> [What is expected] Below are some records. Output the lines from the first one through the line that holds "yticks = [0, 5, 10, 15, 20]", exactly as written, with no pictures.
--- Start Extracted entries ---
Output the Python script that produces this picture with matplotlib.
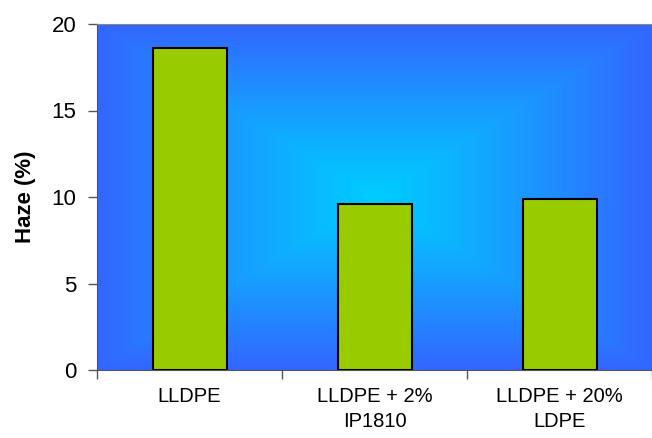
import numpy as np
import matplotlib.pyplot as plt
from matplotlib.colors import LinearSegmentedColormap

plt.rcParams['font.family'] = ['Liberation Sans', 'DejaVu Sans']

# data
categories = ['LLDPE', 'LLDPE + 2%\nIP1810', 'LLDPE + 20%\nLDPE']
haze = [18.6, 9.6, 9.9]
yticks = [0, 5, 10, 15, 20]

fig = plt.figure(figsize=(6.52, 4.38), dpi=100)
ax = fig.add_axes([97/652, 1 - 370/438, 1 - 97/652, 346/438])

# rectangular "from center" gradient background
n = 400
gx, gy = np.meshgrid(np.linspace(-1, 1, n), np.linspace(-1, 1, n))
t = np.maximum(np.abs(gx), np.abs(gy)) ** 1.1
cmap = LinearSegmentedColormap.from_list('bg', ['#00CCFF', '#3366FF'])
ax.imshow(t, cmap=cmap, extent=[0, 1, 0, 1], transform=ax.transAxes,
          aspect='auto', zorder=0, interpolation='bilinear')

x = np.arange(len(categories))
ax.bar(x, haze, width=0.4, color='#99CC00', edgecolor='black', linewidth=1.5, zorder=2)

ax.set_xlim(-0.5, len(categories) - 0.5)
ax.set_ylim(0, 20)
ax.set_yticks(yticks)
ax.tick_params(axis='y', labelsize=16, length=6.5, width=1, color='#555555', pad=8.5)

# category ticks at the boundaries, labels in the middle
ax.set_xticks(np.arange(len(categories) + 1) - 0.5)
ax.set_xticklabels([])
ax.tick_params(axis='x', length=6.5, width=1, color='#555555')
ax.set_xticks(x, minor=True)
ax.set_xticklabels(categories, minor=True, fontsize=14.5, linespacing=1.45)
ax.tick_params(axis='x', which='minor', length=0, pad=12)

ax.spines['right'].set_visible(False)
ax.spines['top'].set_color('#888888')
ax.spines['left'].set_color('#555555')
ax.spines['bottom'].set_color('#555555')

ax.set_ylabel('Haze (%)', fontsize=16, fontweight='bold', labelpad=11)

fig.savefig('out.png', dpi=100)
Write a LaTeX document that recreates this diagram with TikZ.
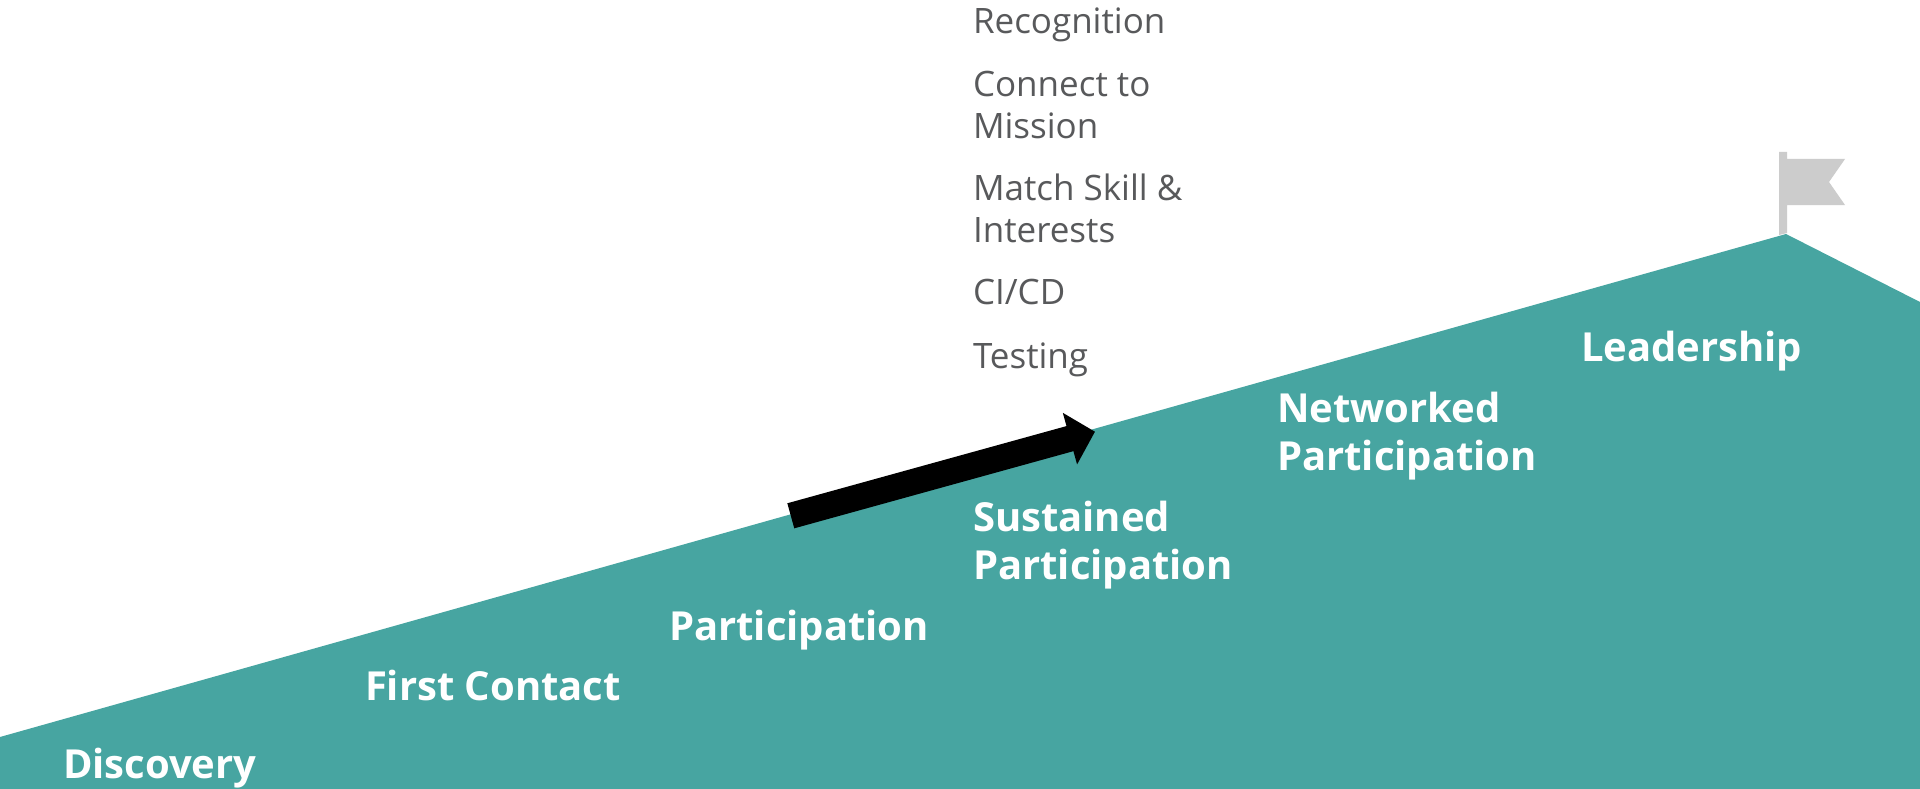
--- End Extracted entries ---
> [Answer in full]
Output the Python script that produces this picture with matplotlib.
import numpy as np
import matplotlib.pyplot as plt
from matplotlib.colors import LinearSegmentedColormap

plt.rcParams['font.family'] = ['Liberation Sans', 'DejaVu Sans']

# data
categories = ['LLDPE', 'LLDPE + 2%\nIP1810', 'LLDPE + 20%\nLDPE']
haze = [18.6, 9.6, 9.9]
yticks = [0, 5, 10, 15, 20]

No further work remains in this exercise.